━━━━━ Dataset excerpts ━━━━━

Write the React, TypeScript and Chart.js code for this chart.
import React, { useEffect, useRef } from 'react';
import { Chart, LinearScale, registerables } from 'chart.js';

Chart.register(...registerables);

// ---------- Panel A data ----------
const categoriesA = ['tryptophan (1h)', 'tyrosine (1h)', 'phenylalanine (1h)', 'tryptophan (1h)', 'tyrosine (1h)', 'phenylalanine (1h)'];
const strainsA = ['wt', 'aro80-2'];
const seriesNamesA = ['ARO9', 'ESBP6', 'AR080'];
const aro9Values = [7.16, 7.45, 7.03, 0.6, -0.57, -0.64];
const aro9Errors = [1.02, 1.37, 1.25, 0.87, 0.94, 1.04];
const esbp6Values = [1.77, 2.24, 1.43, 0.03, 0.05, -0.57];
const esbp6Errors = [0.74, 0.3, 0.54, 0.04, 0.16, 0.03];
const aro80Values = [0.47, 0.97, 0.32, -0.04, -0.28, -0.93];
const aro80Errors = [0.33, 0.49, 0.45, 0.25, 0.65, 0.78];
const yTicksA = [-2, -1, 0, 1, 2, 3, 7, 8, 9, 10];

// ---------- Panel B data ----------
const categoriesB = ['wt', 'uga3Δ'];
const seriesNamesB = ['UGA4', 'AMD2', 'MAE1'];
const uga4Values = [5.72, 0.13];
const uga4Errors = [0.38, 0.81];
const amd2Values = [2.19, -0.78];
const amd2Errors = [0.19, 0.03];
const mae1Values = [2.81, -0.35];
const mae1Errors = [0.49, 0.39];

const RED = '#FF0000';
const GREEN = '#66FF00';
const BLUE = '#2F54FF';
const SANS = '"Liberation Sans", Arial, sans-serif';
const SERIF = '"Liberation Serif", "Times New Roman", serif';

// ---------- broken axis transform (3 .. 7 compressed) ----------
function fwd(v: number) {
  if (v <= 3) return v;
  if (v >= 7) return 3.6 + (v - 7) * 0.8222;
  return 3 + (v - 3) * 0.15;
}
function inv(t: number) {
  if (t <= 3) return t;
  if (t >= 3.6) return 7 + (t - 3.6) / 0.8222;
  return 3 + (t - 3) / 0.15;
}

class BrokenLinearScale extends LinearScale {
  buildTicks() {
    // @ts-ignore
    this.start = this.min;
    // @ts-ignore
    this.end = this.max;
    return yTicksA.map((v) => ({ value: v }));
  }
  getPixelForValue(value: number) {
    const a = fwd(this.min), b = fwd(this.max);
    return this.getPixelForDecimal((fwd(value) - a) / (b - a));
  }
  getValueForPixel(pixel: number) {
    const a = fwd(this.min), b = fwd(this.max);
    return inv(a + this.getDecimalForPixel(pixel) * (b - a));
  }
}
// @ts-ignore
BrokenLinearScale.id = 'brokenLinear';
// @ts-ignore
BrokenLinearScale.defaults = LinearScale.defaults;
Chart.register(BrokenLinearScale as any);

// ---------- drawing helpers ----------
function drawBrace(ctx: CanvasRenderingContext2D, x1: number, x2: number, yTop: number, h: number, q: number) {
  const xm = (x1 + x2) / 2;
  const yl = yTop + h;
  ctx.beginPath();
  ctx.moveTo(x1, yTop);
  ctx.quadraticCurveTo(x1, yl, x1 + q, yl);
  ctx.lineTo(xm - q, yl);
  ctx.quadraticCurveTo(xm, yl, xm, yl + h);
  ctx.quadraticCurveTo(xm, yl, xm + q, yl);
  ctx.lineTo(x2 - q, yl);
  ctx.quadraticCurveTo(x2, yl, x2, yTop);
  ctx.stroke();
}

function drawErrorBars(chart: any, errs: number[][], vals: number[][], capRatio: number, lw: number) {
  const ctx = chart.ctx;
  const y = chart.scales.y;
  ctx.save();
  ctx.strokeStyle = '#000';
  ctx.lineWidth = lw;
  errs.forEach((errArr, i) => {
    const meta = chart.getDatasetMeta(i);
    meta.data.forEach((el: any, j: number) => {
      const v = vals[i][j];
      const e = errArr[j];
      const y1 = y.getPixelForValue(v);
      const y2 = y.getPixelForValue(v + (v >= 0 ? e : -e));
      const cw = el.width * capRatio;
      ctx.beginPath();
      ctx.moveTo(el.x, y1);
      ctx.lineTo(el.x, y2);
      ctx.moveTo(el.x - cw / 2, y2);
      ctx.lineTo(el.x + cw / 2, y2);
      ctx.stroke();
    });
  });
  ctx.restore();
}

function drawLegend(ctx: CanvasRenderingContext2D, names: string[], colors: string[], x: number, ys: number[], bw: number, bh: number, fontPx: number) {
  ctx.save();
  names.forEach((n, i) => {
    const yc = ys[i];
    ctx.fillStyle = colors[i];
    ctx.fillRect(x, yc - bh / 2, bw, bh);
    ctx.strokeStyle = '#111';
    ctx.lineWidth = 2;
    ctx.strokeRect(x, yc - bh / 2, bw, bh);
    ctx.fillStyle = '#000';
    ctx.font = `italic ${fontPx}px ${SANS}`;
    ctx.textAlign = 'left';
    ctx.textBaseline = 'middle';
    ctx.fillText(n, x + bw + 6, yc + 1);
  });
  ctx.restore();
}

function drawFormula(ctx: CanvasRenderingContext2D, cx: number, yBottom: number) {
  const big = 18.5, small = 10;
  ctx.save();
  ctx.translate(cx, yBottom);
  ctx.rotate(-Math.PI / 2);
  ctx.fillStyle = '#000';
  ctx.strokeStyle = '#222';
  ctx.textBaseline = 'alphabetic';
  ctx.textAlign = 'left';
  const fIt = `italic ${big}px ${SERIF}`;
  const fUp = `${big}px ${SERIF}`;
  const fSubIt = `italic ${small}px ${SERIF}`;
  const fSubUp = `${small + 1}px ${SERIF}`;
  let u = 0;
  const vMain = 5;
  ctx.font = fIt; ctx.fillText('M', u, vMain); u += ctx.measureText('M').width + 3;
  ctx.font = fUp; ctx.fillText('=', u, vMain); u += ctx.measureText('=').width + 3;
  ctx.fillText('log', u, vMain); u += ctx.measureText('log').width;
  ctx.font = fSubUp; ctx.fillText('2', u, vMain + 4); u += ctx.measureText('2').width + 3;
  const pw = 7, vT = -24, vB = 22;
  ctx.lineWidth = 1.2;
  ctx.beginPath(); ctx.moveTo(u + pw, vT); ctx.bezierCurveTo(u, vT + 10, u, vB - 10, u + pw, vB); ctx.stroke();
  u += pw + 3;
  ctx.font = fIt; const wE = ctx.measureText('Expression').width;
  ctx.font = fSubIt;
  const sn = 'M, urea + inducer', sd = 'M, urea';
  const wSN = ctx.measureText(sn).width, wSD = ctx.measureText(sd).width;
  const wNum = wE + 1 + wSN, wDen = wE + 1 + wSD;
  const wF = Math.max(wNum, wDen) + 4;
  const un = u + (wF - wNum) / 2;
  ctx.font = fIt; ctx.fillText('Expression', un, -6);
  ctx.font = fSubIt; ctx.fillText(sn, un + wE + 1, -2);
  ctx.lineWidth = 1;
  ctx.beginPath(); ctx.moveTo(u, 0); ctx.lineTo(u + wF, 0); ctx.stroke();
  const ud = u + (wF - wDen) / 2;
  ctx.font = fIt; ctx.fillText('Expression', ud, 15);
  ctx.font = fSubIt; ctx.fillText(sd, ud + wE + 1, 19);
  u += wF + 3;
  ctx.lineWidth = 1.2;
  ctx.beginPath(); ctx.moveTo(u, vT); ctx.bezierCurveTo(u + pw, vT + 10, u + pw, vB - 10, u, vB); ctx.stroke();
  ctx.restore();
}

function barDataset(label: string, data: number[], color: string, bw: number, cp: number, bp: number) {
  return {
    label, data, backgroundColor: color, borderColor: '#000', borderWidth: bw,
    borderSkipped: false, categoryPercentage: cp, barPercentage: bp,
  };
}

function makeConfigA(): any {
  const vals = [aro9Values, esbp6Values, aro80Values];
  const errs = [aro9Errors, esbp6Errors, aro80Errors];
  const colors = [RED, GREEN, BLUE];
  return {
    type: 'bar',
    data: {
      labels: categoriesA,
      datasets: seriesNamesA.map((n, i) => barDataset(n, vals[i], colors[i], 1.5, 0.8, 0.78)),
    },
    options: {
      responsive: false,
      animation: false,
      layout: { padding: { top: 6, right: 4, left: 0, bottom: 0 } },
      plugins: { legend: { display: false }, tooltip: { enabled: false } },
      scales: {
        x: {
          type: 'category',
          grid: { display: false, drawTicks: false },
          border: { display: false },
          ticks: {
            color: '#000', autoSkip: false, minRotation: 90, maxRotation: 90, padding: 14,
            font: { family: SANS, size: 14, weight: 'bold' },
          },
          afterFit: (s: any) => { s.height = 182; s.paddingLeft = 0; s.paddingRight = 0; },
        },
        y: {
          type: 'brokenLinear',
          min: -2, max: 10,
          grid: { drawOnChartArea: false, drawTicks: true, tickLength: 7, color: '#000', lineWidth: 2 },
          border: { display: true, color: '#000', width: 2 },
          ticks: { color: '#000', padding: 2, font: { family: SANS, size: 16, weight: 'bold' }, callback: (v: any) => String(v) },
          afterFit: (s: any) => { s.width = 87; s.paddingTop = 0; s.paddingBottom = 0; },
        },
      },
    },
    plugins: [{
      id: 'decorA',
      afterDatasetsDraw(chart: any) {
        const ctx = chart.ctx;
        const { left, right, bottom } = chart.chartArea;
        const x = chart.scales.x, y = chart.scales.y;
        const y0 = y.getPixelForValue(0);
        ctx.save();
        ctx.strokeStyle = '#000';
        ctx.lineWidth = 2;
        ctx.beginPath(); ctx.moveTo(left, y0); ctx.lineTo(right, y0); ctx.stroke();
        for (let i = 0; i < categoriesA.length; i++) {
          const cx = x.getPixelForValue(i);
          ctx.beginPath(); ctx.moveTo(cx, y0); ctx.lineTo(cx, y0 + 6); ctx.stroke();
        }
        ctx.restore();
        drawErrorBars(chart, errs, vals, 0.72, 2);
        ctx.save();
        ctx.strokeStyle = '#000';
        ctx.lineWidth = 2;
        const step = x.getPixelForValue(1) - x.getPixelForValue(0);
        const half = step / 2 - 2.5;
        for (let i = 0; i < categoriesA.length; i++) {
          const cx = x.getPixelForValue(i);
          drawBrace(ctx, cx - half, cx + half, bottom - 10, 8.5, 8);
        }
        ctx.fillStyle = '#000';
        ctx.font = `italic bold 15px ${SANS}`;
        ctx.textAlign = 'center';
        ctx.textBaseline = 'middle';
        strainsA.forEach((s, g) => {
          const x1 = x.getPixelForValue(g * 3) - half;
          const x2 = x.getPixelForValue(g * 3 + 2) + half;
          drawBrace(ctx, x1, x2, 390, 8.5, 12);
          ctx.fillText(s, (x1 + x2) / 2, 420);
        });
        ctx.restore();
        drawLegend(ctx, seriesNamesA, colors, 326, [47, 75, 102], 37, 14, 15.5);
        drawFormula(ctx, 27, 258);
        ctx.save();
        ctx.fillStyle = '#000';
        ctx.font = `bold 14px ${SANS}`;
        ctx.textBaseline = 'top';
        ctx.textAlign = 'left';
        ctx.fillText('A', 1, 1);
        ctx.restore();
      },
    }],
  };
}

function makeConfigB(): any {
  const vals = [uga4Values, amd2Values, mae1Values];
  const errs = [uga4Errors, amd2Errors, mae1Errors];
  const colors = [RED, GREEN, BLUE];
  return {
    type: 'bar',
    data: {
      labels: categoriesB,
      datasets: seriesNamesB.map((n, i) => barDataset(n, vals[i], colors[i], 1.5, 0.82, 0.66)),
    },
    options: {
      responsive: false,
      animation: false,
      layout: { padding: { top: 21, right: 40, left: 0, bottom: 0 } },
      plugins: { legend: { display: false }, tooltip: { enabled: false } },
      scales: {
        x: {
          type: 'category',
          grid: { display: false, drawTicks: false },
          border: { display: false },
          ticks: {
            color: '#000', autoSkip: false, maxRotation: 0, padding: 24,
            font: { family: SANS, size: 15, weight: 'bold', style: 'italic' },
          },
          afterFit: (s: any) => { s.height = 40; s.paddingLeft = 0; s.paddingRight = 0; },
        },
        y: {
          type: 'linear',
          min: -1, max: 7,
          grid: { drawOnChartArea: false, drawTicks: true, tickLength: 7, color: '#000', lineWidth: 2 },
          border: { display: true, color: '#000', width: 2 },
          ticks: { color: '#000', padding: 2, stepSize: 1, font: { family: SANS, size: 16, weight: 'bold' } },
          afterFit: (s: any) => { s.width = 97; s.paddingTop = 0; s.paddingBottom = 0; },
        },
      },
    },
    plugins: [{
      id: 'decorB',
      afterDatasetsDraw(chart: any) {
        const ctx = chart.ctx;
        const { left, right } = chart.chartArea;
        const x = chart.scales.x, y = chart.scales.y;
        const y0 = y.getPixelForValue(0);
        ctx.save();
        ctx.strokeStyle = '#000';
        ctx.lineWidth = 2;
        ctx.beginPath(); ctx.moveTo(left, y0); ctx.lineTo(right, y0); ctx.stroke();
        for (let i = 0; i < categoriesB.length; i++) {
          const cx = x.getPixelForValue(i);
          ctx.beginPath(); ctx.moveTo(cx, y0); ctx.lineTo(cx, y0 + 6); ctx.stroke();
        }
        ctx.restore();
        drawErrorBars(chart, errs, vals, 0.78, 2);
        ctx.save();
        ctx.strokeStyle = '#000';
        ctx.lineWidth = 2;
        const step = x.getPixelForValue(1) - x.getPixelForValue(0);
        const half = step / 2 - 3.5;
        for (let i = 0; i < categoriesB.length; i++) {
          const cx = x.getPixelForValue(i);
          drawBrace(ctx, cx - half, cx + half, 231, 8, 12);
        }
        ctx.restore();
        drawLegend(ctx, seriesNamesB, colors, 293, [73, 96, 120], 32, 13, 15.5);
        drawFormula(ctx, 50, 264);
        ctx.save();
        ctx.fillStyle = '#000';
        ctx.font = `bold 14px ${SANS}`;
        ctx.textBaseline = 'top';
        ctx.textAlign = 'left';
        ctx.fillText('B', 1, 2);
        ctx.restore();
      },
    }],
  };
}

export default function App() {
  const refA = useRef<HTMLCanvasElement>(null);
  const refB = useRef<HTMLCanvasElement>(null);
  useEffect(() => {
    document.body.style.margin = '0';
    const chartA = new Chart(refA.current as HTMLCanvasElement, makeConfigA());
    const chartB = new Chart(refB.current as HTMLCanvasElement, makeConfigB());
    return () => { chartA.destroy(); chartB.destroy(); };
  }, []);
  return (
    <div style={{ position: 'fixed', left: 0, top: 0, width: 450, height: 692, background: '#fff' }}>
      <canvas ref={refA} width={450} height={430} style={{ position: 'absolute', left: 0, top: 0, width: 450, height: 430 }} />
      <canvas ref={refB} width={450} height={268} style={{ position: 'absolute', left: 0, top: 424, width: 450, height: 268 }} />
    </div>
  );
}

━━━━━
━━━━━ Dataset excerpts ━━━━━

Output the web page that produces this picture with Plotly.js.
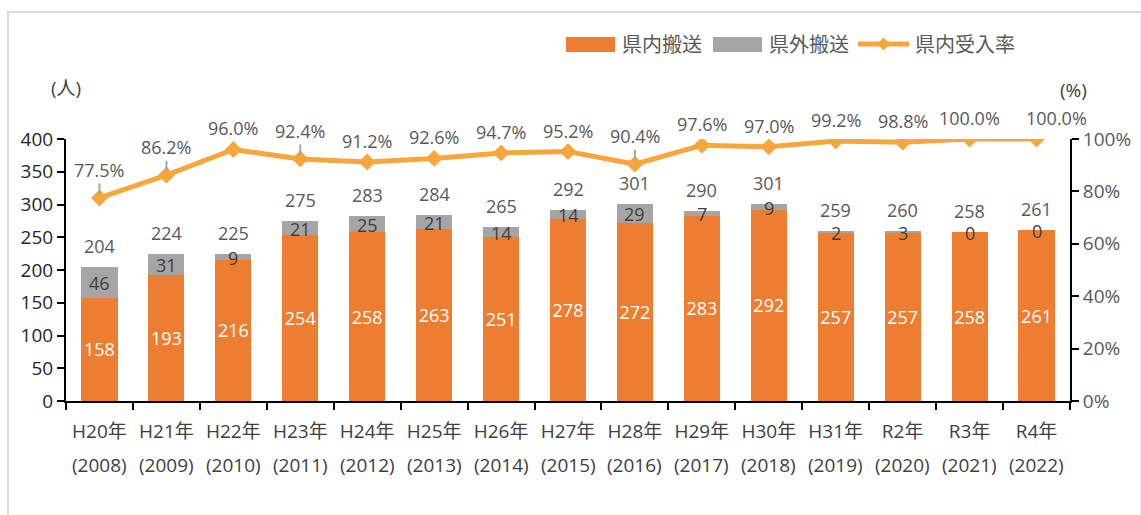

━━━━━

As listed above, the lines from the line with "Write the React, TypeScript" to the line with "Chart.register(...registerables);" are to be echoed exactly, with both ends included and nothing added.

Write the React, TypeScript and Chart.js code for this chart.
import React, { useEffect, useRef } from 'react';
import { Chart, LinearScale, registerables } from 'chart.js';

Chart.register(...registerables);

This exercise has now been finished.